MEXICO CITY — The United States said Tuesday it has filed a labor complaint after Mexico refused to act on alleged union-busting by a Mexican company.

The U.S. Trade Representatives Office said it has filed a request for a dispute settlement panel under the U.S.-Mexico-Canada free trade agreement, known as the USMCA.

The trade pact established rapid-resolution mechanisms to guarantee unions the right to organize in Mexico. For decades, wages in Mexico have been held very low because unions were not allowed to organize freely.

Over the last two years, in the face of about 22 requests by the United States, Mexico has usually agreed to press companies to comply. But in January, Mexico refused to act in the case of a call center that allegedly threatened or fired union organizers.

It is only the second time the United States has filed such a complaint. The first complaint was filed in August. Interestingly, it is only in the last six months that Mexico has started refusing the requests.

In the case of the call center, the Mexican Telephone Workers Union claimed the company, Atento Servicios, had threatened and fired employees who were trying to organize a new union.

Mexican authorities acknowledged that abuses had taken place at the call center in the central state of Hidalgo, but they claimed the company had taken sufficient corrective measures. The USTR said it did not agree with that assessment.

The panel of experts would have about six months to decide who is right on the issue.

In many cases in Mexico, old-guard, pro-company unions negotiated “paper” contracts behind the backs of workers. So the fight is to get a new, more democratic union into workplaces.

In August, the USTR requested a dispute resolution panel to decide the case of the San Martín mine in the northern state of Zacatecas. The mine, which produces zinc, lead, copper and silver, has been in a long dispute between two unions that claim to represent its workers.

Mexico said that the dispute should be resolved only by Mexican courts, because it dates from 2007 and thus predates USMCA, which went into effect in 2020.

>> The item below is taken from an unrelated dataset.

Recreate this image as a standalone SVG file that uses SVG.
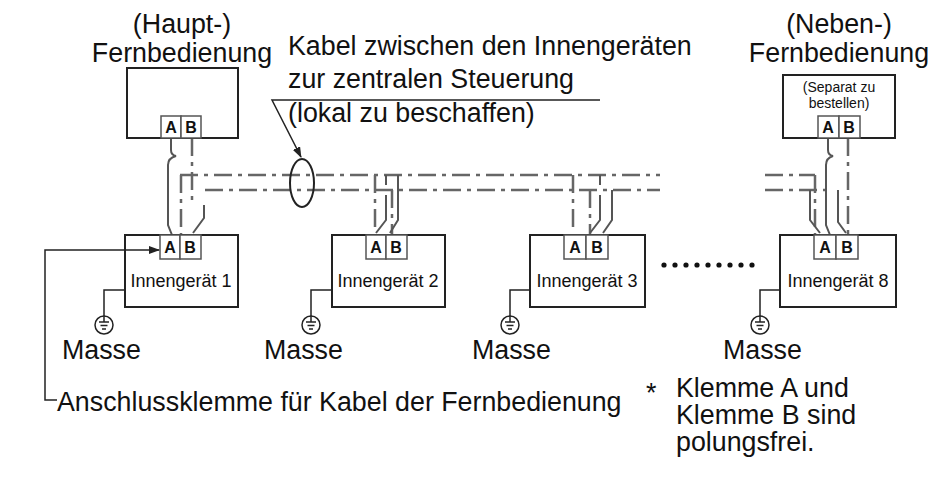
<svg xmlns="http://www.w3.org/2000/svg" width="938" height="486" viewBox="0 0 938 486">
<defs><style>
text{font-family:"Liberation Sans",Arial,sans-serif;fill:#111}
.t{font-size:26.8px}.s{font-size:18px}.xs{font-size:14px}.tb{font-size:16px;font-weight:bold}
.b{fill:#fff;stroke:#222;stroke-width:2}
.term{fill:#fff;stroke:#555;stroke-width:1.5}
.w{fill:none;stroke:#555;stroke-width:2}
.dd{fill:none;stroke:#666;stroke-width:2.5;stroke-dasharray:18,6,4,6}
.l{fill:none;stroke:#222;stroke-width:1.5}
</style>
<marker id="ar" markerWidth="11" markerHeight="8" refX="10" refY="4" orient="auto" markerUnits="userSpaceOnUse"><path d="M0,0L11,4L0,8z" fill="#222"/></marker>
<g id="gnd"><line x1="0" y1="-8" x2="0" y2="0" class="l"/><circle cx="0" cy="9" r="9" fill="#fff" stroke="#222" stroke-width="1.5"/><line x1="0" y1="0" x2="0" y2="6" class="l"/><line x1="-5" y1="6" x2="5" y2="6" class="l"/><line x1="-3.5" y1="9.5" x2="3.5" y2="9.5" class="l"/><line x1="-2" y1="13" x2="2" y2="13" class="l"/></g>
</defs>
<rect width="938" height="486" fill="#fff"/>
<g id="connectors">
<path class="dd" d="M180,175 H660 M205,190 H660 M765,175 H815 M765,190 H830"/>
<path class="dd" d="M192,138 V200 M181,175 V235 M375,175 V232 M392,190 V235 M573,175 V232 M590,190 V235 M815,175 V235 M848,138 V235"/>
<path class="w" d="M171,138 V150 Q171,155 176,156 Q168,158 168,165 V225 L172,235 M204,205 V218 L193,233 M386,175 V185 M386,195 V220 L376,233 M398,175 V220 L390,233 M600,175 V185 M600,195 V220 L590,233 M612,190 V220 L603,233 M828,138 V150 Q828,155 833,156 Q826,158 826,165 V225 L830,235 M810,190 V220 L820,233 M838,190 V222 L846,233"/>
<ellipse cx="302" cy="183" rx="12" ry="24" fill="none" stroke="#222" stroke-width="2"/>
<path class="l" d="M600,100 H272 L301,157" marker-end="url(#ar)"/>
<path class="l" d="M57,400 H45 V250 H125"/>
<path class="l" d="M125,290 H104 V308 M332,290 H311 V308 M530,290 H510 V308 M780,290 H760 V308"/>
</g>
<use href="#gnd" x="104" y="316"/><use href="#gnd" x="311" y="316"/><use href="#gnd" x="510" y="316"/><use href="#gnd" x="760" y="316"/>
<g id="main-remote"><rect class="b" x="127" y="68" width="111" height="70"/><rect class="term" x="161" y="116" width="20" height="22"/><rect class="term" x="181" y="116" width="20" height="22"/><text class="tb" x="171" y="133" text-anchor="middle">A</text><text class="tb" x="191" y="133" text-anchor="middle">B</text>
<text class="t" x="182" y="33" text-anchor="middle">(Haupt-)</text><text class="t" x="182" y="62" text-anchor="middle">Fernbedienung</text></g>
<g id="sub-remote"><rect class="b" x="783" y="75" width="112" height="63"/><rect class="term" x="818" y="116" width="21" height="22"/><rect class="term" x="839" y="116" width="21" height="22"/><text class="tb" x="828" y="133" text-anchor="middle">A</text><text class="tb" x="849" y="133" text-anchor="middle">B</text>
<text class="xs" x="839" y="92" text-anchor="middle">(Separat zu</text><text class="xs" x="839" y="108" text-anchor="middle">bestellen)</text>
<text class="t" x="839" y="33" text-anchor="middle">(Neben-)</text><text class="t" x="839" y="62" text-anchor="middle">Fernbedienung</text></g>
<g id="unit1"><rect class="b" x="125" y="235" width="113" height="72"/><rect class="term" x="160" y="235" width="20" height="24"/><rect class="term" x="180" y="235" width="21" height="24"/><text class="tb" x="170" y="253" text-anchor="middle">A</text><text class="tb" x="190" y="253" text-anchor="middle">B</text><text class="s" x="181" y="287" text-anchor="middle">Innengerät 1</text></g>
<g id="unit2"><rect class="b" x="332" y="235" width="113" height="72"/><rect class="term" x="366" y="235" width="20" height="24"/><rect class="term" x="386" y="235" width="21" height="24"/><text class="tb" x="376" y="253" text-anchor="middle">A</text><text class="tb" x="396" y="253" text-anchor="middle">B</text><text class="s" x="388" y="287" text-anchor="middle">Innengerät 2</text></g>
<g id="unit3"><rect class="b" x="530" y="235" width="115" height="72"/><rect class="term" x="564" y="235" width="22" height="24"/><rect class="term" x="586" y="235" width="22" height="24"/><text class="tb" x="575" y="253" text-anchor="middle">A</text><text class="tb" x="597" y="253" text-anchor="middle">B</text><text class="s" x="587" y="287" text-anchor="middle">Innengerät 3</text></g>
<g id="unit8"><rect class="b" x="780" y="235" width="116" height="72"/><rect class="term" x="814" y="235" width="22" height="24"/><rect class="term" x="836" y="235" width="22" height="24"/><text class="tb" x="825" y="253" text-anchor="middle">A</text><text class="tb" x="847" y="253" text-anchor="middle">B</text><text class="s" x="838" y="287" text-anchor="middle">Innengerät 8</text></g>
<g id="leader-arrow"><path class="l" d="M125,250 H159" marker-end="url(#ar)"/></g>
<g id="dots" fill="#111"><circle cx="664" cy="265" r="2.6"/><circle cx="675" cy="265" r="2.6"/><circle cx="686" cy="265" r="2.6"/><circle cx="697" cy="265" r="2.6"/><circle cx="708" cy="265" r="2.6"/><circle cx="719" cy="265" r="2.6"/><circle cx="730" cy="265" r="2.6"/><circle cx="741" cy="265" r="2.6"/><circle cx="752" cy="265" r="2.6"/></g>
<g id="labels">
<text class="t" x="288" y="55">Kabel zwischen den Innengeräten</text>
<text class="t" x="288" y="88">zur zentralen Steuerung</text>
<text class="t" x="288" y="122">(lokal zu beschaffen)</text>
<text class="t" x="62" y="359">Masse</text><text class="t" x="264" y="359">Masse</text><text class="t" x="472" y="359">Masse</text><text class="t" x="723" y="359">Masse</text>
<text class="t" x="57" y="411">Anschlussklemme für Kabel der Fernbedienung</text>
<text class="t" x="646" y="402">*</text>
<text class="t" x="676" y="397">Klemme A und</text><text class="t" x="676" y="424">Klemme B sind</text><text class="t" x="676" y="451">polungsfrei.</text>
</g>
</svg>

Mexico changed its labor laws between 2012 and 2017, in part to get approval for entry into the USMCA. The new laws require secret-ballot votes on union contracts.

Old-guard unions, in cahoots with companies, would often threaten workers with dismissal or loss of benefits if they chose an independent union. They would also hold voice votes, if they held any at all. When forced to participate in secret-ballot votes, the old-guard unions sometimes stole the ballot boxes if they felt they were losing.

The U.S. government has said it hopes the labor complaints will one day allow Mexican wages to rise closer to those in the United States, stemming the outflow of manufacturing jobs.

There is a long way to go to reach that goal. For example, at one auto plant in northern Mexico, a newly elected union got the minimum wage increased to about $14 a day, but that is still less than what a U.S. autoworker earns in an hour.